SDN is an IT architecture that centralizes network intelligence in software-based controllers, allowing for a broad view of the network, according to the Open Networking Foundation, a nonprofit that promotes SDN.

Pentagon officials are looking for such an all-encompassing view of the Defense Department information networks (DODIN). Acting CIO Terry Halvorsen has touted SDN as central to improving network security and called on the department to "embrace the software-defined mission."

Moreover, the Pentagon's IT infrastructure agency, the Defense Information Systems Agency, has formed an SDN working group to examine potential uses for the architecture on the DODIN.

SDN will "change the operating model" and cost structure of managing data networks, predicted Angela Heise, a vice president at Lockheed Martin. She and her colleagues have pegged increased use of SDN as one of the "major technology changes around networks" that will take place in the next five years.  

The Bethesda, Md.-based defense giant has invested in the architecture in the belief that SDN could "transform" the DODIN and "provide a better and more affordable capability for the customer," she added.

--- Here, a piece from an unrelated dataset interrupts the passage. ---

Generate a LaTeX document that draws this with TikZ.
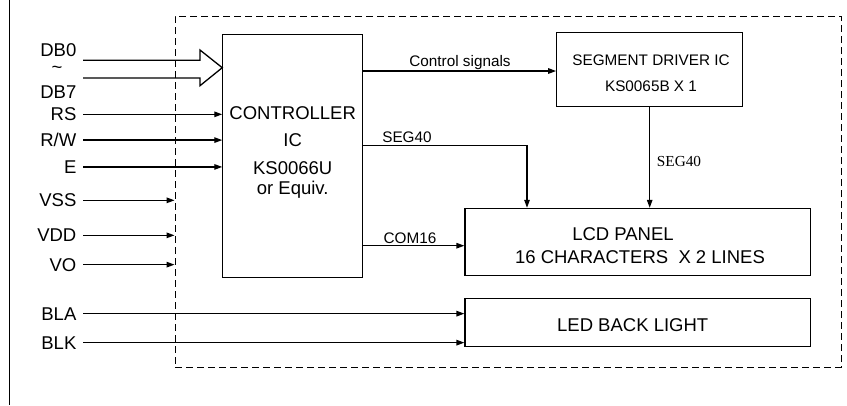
\documentclass[tikz,border=0pt]{standalone}
\usepackage{fontspec}
\setmainfont{Liberation Sans}
\newfontfamily\serifx{Liberation Serif}
\usetikzlibrary{arrows.meta}
\begin{document}
\begin{tikzpicture}[x=1pt,y=-1pt,
  line width=1.3pt,
  box/.style={draw,line width=1.1pt,inner sep=0pt},
  big/.style={font=\fontsize{18.5}{21}\selectfont,inner sep=0pt},
  small/.style={font=\fontsize{15.3}{18}\selectfont,inner sep=0pt},
  pin/.style={big,anchor=base east},
  arr/.style={-{Triangle[length=8pt,width=5.5pt]}}
]
\useasboundingbox (0,0) rectangle (847,405);
\draw[line width=0.7pt] (9,0) -- (9,405);
\node[draw,dash pattern=on 7pt off 4pt,line width=0.9pt,minimum width=666pt,minimum height=351pt,inner sep=0pt] (module) at (508,191.5) {};
% blocks
\node[box,minimum width=140pt,minimum height=243.5pt] (ctrl) at (292.8,156) {};
\node[big,anchor=base] (c1) at (292.7,119.3) {CONTROLLER};
\node[big,anchor=base] (c2) at (292.7,146.5) {IC};
\node[big,anchor=base] (c3) at (292.7,174) {KS0066U};
\node[big,anchor=base] (c4) at (292.7,194.5) {or Equiv.};
\node[box,minimum width=186pt,minimum height=74.4pt] (seg) at (649.7,69.5) {};
\node[small,anchor=base] (s1) at (651,65.7) {SEGMENT DRIVER IC};
\node[small,anchor=base] (s2) at (651,91) {KS0065B X 1};
\node[box,minimum width=345.7pt,minimum height=66.7pt] (lcd) at (637.8,241.7) {};
\node[big,anchor=base] (l1) at (623,240.7) {LCD PANEL};
\node[big,anchor=base] (l2) at (640,263.3) {16 CHARACTERS\ \ X 2 LINES};
\node[box,minimum width=345.7pt,minimum height=48.4pt] (led) at (637.8,322.5) {};
\node[big,anchor=base] (b1) at (632.7,331) {LED BACK LIGHT};
% pins
\node[pin] (db0) at (77,56.7) {DB0};
\node[big] (tilde) at (57,70) {\textasciitilde};
\node[pin] (db7) at (77,98.3) {DB7};
\node[pin] (rs) at (77,120.7) {RS};
\node[pin] (rw) at (77,146.7) {R/W};
\node[pin] (e) at (77,173.3) {E};
\node[pin] (vss) at (77,206.7) {VSS};
\node[pin] (vdd) at (77,241.7) {VDD};
\node[pin] (vo) at (77,271) {VO};
\node[pin] (bla) at (77,320) {BLA};
\node[pin] (blk) at (77,349) {BLK};
% data bus hollow arrow
\coordinate (dbtip) at (ctrl.west |- 0,67.7);
\draw[line width=1.3pt,line join=miter] (83,60.3) -- (200,60.3) -- (200,50) -- (dbtip) -- (200,85.7) -- (200,78) -- (83,78);
% control inputs
\foreach \p in {rs,rw,e} \draw[arr] ([xshift=6pt]\p.east) -- (\p.east -| ctrl.west);
\foreach \p in {vss,vdd,vo} \draw[arr] ([xshift=6pt]\p.east) -- (\p.east -| module.west);
\foreach \p in {bla,blk} \draw[arr] ([xshift=6pt]\p.east) -- (\p.east -| led.west);
% internal connections
\draw[arr] (ctrl.east |- 0,71) -- (seg.west |- 0,71);
\node[small,anchor=base] (cs) at (460,66.7) {Control signals};
\coordinate (segturn) at (527,145.3);
\draw[arr] (ctrl.east |- segturn) -- (segturn) -- (segturn |- lcd.north);
\node[small,anchor=base] (seg40a) at (407,142.2) {SEG40};
\draw[arr] (seg.south) -- (seg.south |- lcd.north);
\node[small,anchor=base,font=\serifx\fontsize{15.3}{18}\selectfont] (seg40b) at (679,166.7) {SEG40};
\draw[arr] (ctrl.east |- 0,245.7) -- (lcd.west |- 0,245.7);
\node[small,anchor=base] (com) at (410,243.5) {COM16};
\end{tikzpicture}
\end{document}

Lockheed responded to a request for information DISA issued in December that called for industry help in three specific use cases, including reducing high latency in connectivity between data centers. Current connectivity methods are in part “preventing DISA from using state of the art replication and redundancy,” an RFI draft states.

But it is not all new investments for Lockheed in defending DOD networks.

The "Cyber Kill Chain," the firm's framework for breaking down cyber intrusions into phases, is still in some ways Lockheed’s bread-and-butter for cyber defense. The firm has put its cyber analysts and their government counterparts through "intensive training" in how to use the framework to help defend the DODIN, she said.